Yes, sure, that too. Unless we can impeach him for gross dereliction of duty before then.
Chain of succession:
Bush--Cheney--Hastert--Ted Stevens--Rice--Gonzales?
I'm really not sure whose resignation I want to call for.
""So what's in North Dakota?""
I once drove (well, was in a car with other people, one of whom drove) to North Dakota to do my laundry. We stayed for about an hour, and left. So I can say it's an okay place to go to to do laundry.
We were in South Dakota, and so far as we could tell, there was no laundromat within a hundred miles in SD.
Montana goes on long after it's finished making its point, you know.

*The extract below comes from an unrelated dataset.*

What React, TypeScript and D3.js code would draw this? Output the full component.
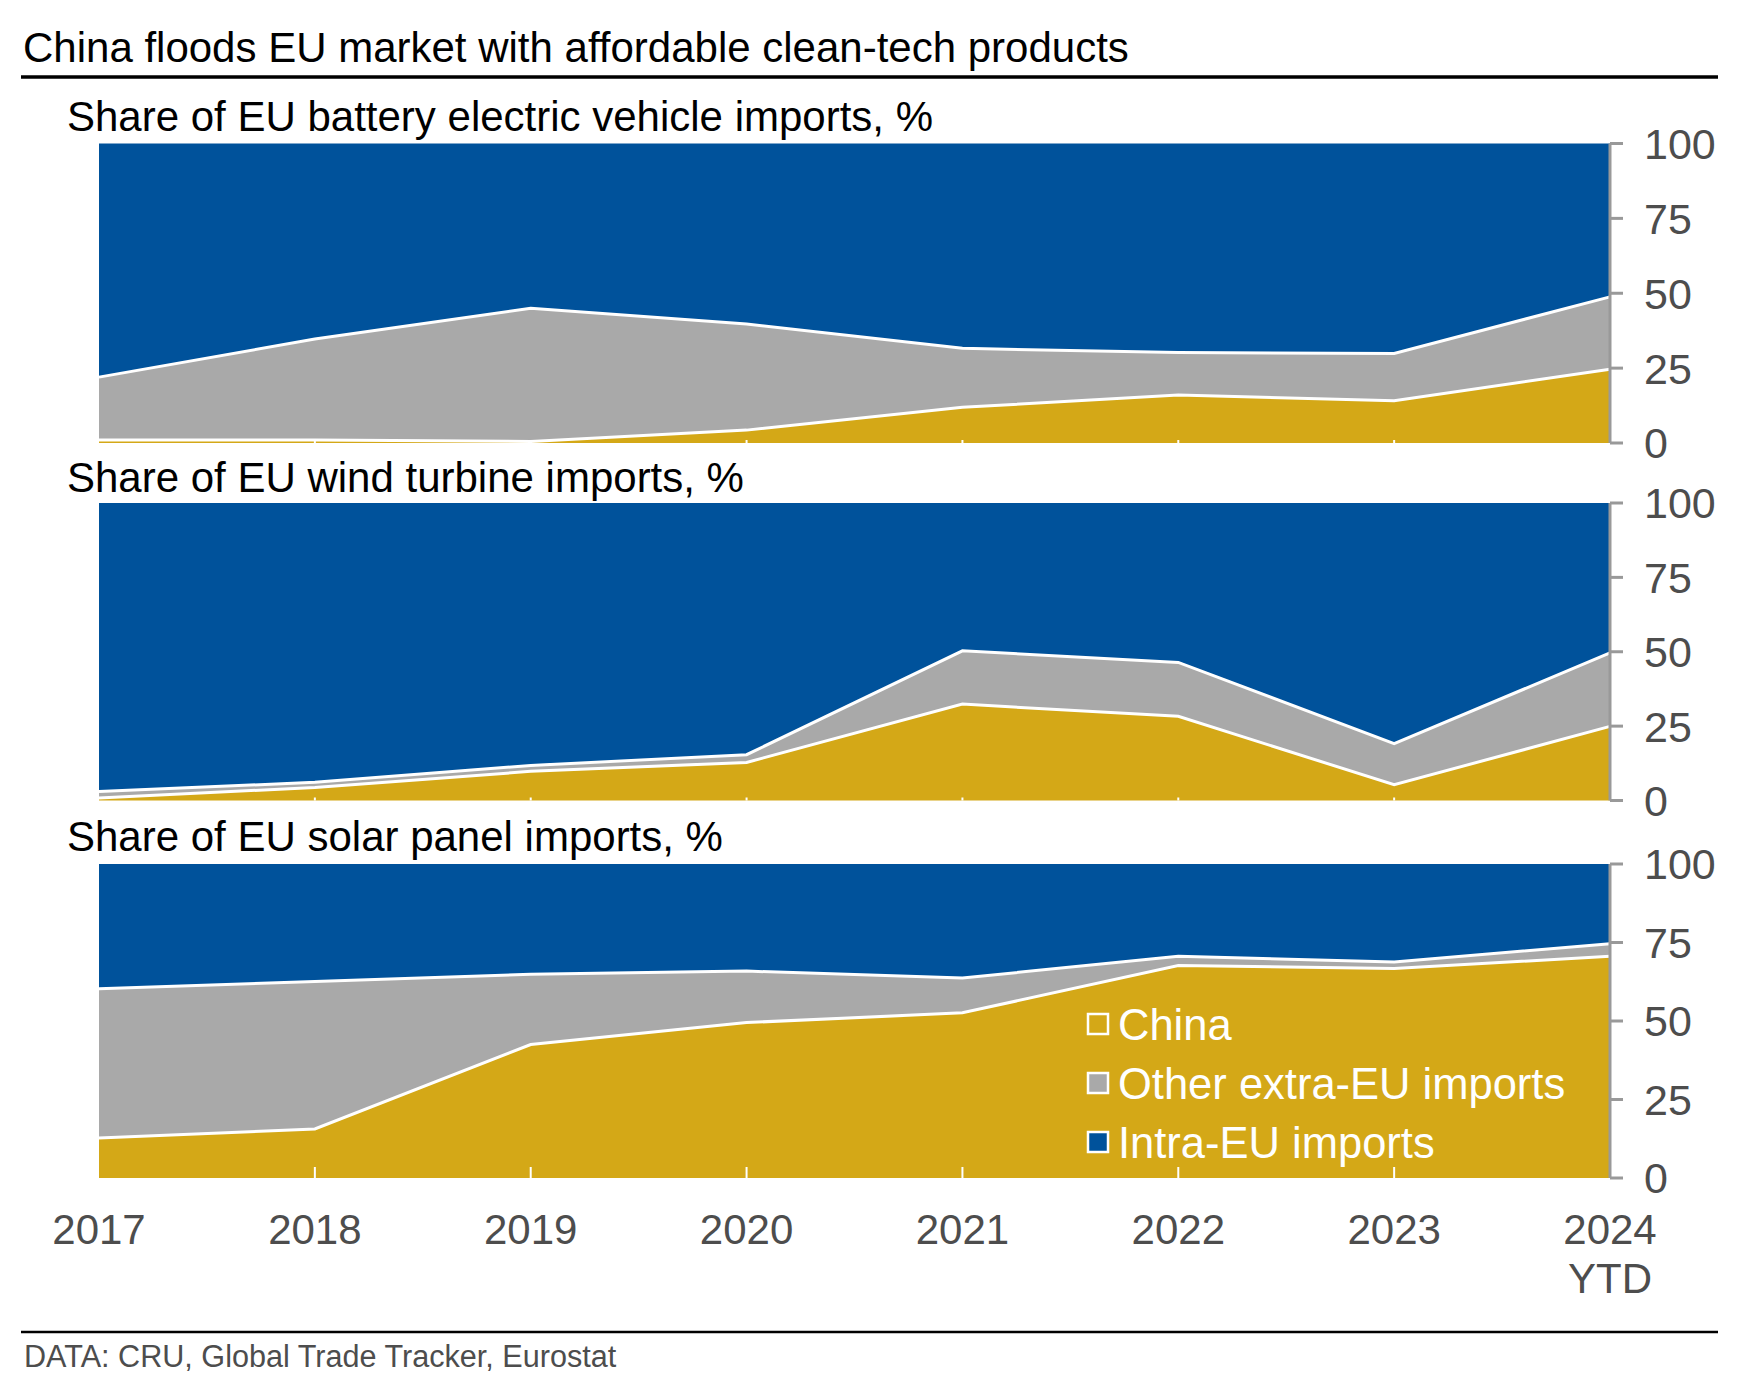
import React, { useEffect } from 'react'
import * as d3 from 'd3'

// ---- data ----
const years = [2017, 2018, 2019, 2020, 2021, 2022, 2023, 2024]
const yearLabels = ['2017', '2018', '2019', '2020', '2021', '2022', '2023', '2024']
const yTicks = [0, 25, 50, 75, 100]

const bevChina = [1, 1, 0.5, 4.3, 11.9, 16.0, 14.1, 24.6]
const bevOther = [21.0, 33.7, 44.5, 35.4, 19.7, 14.2, 15.8, 24.2]
const bevIntra = [78.0, 65.3, 55.0, 60.3, 68.4, 69.8, 70.1, 51.2]

const windChina = [0.8, 4.4, 9.8, 12.8, 32.4, 28.3, 5.3, 24.9]
const windOther = [2.2, 1.7, 2.0, 2.6, 17.9, 18.1, 13.8, 24.7]
const windIntra = [97.0, 93.9, 88.2, 84.6, 49.7, 53.6, 80.9, 50.4]

const solarChina = [12.7, 15.6, 42.5, 49.5, 52.6, 67.7, 66.7, 70.6]
const solarOther = [47.6, 47.0, 22.4, 16.4, 11.1, 2.9, 2.1, 4.0]
const solarIntra = [39.7, 37.4, 35.1, 34.1, 36.3, 29.4, 31.2, 25.4]

const seriesKeys = ['china', 'other', 'intra']
const legendLabels = ['China', 'Other extra-EU imports', 'Intra-EU imports']

const COLORS = { china: '#D4A817', other: '#A9A9A9', intra: '#00529B' }
const FONT = '"Liberation Sans", Arial, Helvetica, sans-serif'

const W = 1754
const H = 1380
const LEFT = 99
const RIGHT = 1610

const panels = [
  { title: 'Share of EU battery electric vehicle imports, %', china: bevChina, other: bevOther, intra: bevIntra, top: 143.5, bottom: 443, titleY: 131, tick: 3 },
  { title: 'Share of EU wind turbine imports, %', china: windChina, other: windOther, intra: windIntra, top: 503, bottom: 800.5, titleY: 492, tick: 3 },
  { title: 'Share of EU solar panel imports, %', china: solarChina, other: solarOther, intra: solarIntra, top: 864, bottom: 1178, titleY: 851, tick: 11 },
]

const x = d3.scaleLinear().domain([2017, 2024]).range([LEFT, RIGHT])

const Panel = ({ p }) => {
  const y = d3.scaleLinear().domain([0, 100]).range([p.bottom, p.top])
  const rows = years.map((yr, i) => ({ year: yr, china: p.china[i], other: p.other[i], intra: p.intra[i] }))
  const stacked = d3.stack().keys(seriesKeys)(rows)
  const area = d3
    .area()
    .x((d) => x(d.data.year))
    .y0((d) => y(d[0]))
    .y1((d) => y(Math.min(d[1], 100)))
  const line = d3
    .line()
    .x((d) => x(d.data.year))
    .y((d) => y(d[1]))

  return (
    <g>
      <text x={67} y={p.titleY} fontSize={42} fill="#000">
        {p.title}
      </text>
      {stacked.map((s) => (
        <path key={s.key} d={area(s)} fill={COLORS[s.key]} />
      ))}
      {stacked.slice(0, 2).map((s) => (
        <path key={'l' + s.key} d={line(s)} fill="none" stroke="#fff" strokeWidth={3} />
      ))}
      {years.slice(1, -1).map((yr) => (
        <line key={yr} x1={x(yr)} x2={x(yr)} y1={p.bottom} y2={p.bottom - p.tick} stroke="#fff" strokeWidth={2} />
      ))}
      <line x1={RIGHT} x2={RIGHT} y1={y(100)} y2={y(0)} stroke="#999" strokeWidth={3} />
      {yTicks.map((t) => (
        <g key={t}>
          <line x1={RIGHT} x2={RIGHT + 13} y1={y(t)} y2={y(t)} stroke="#999" strokeWidth={3} />
          <text x={1644} y={y(t)} dy="0.36em" fontSize={43} fill="#4D4D4D">
            {t}
          </text>
        </g>
      ))}
    </g>
  )
}

const App = () => {
  useEffect(() => {
    document.body.style.margin = '0'
  }, [])

  const legendY = d3.scalePoint().domain(legendLabels).range([1024, 1142])

  return (
    <svg width={W} height={H} style={{ display: 'block', fontFamily: FONT, background: '#fff' }}>
      <text x={23} y={62} fontSize={42} fill="#000">
        China floods EU market with affordable clean-tech products
      </text>
      <line x1={21} x2={1718} y1={77} y2={77} stroke="#000" strokeWidth={3.5} />

      {panels.map((p) => (
        <Panel key={p.title} p={p} />
      ))}

      {/* legend sits inside the solar panel */}
      {legendLabels.map((l, i) => (
        <g key={l} transform={`translate(1087,${legendY(l)})`}>
          <rect
            x={1}
            y={-10}
            width={20}
            height={20}
            fill={i === 0 ? 'none' : COLORS[seriesKeys[i]]}
            stroke="#fff"
            strokeWidth={2.5}
          />
          <text x={31} y={0} dy="0.36em" fontSize={43.5} fill="#fff">
            {l}
          </text>
        </g>
      ))}

      {yearLabels.map((l, i) => (
        <text key={l} x={x(years[i])} y={1244} textAnchor="middle" fontSize={42} fill="#4D4D4D">
          {l}
        </text>
      ))}
      <text x={x(2024)} y={1293} textAnchor="middle" fontSize={42} fill="#4D4D4D">
        YTD
      </text>

      <line x1={21} x2={1718} y1={1332} y2={1332} stroke="#000" strokeWidth={2.5} />
      <text x={24} y={1367} fontSize={30.6} fill="#4D4D4D">
        DATA: CRU, Global Trade Tracker, Eurostat
      </text>
    </svg>
  )
}

export default App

I can't imagine Cheney having a lot of political capital if he succeeds Bush. A severely weakened Cheney administration combined with a massive swing back toward Democrats in Congress in 2006, and I'd feel a lot better about prospects for the following years.
Bush--Cheney--Hastert--Ted Stevens--Rice--Gonzales?
Point of Pedantry: the actual line of succession goes Bush, Cheney, Hastert, Ted Stevens, Rice, John Snow, Rumsfeld, THEN Gonzales.
Thanks--the question mark was actually meant to indicate uncertainty about who comes next. Wasn't Snow supposed to be on the way out? Did they forget to fire him or something?
They were going to get rid of Snow, and then they couldn't find anyone to actually take his job, so he kind of just stayed there. It certainly wasn't the most embarrassing moment in the first term/second term changeover, but it was one of the more comical.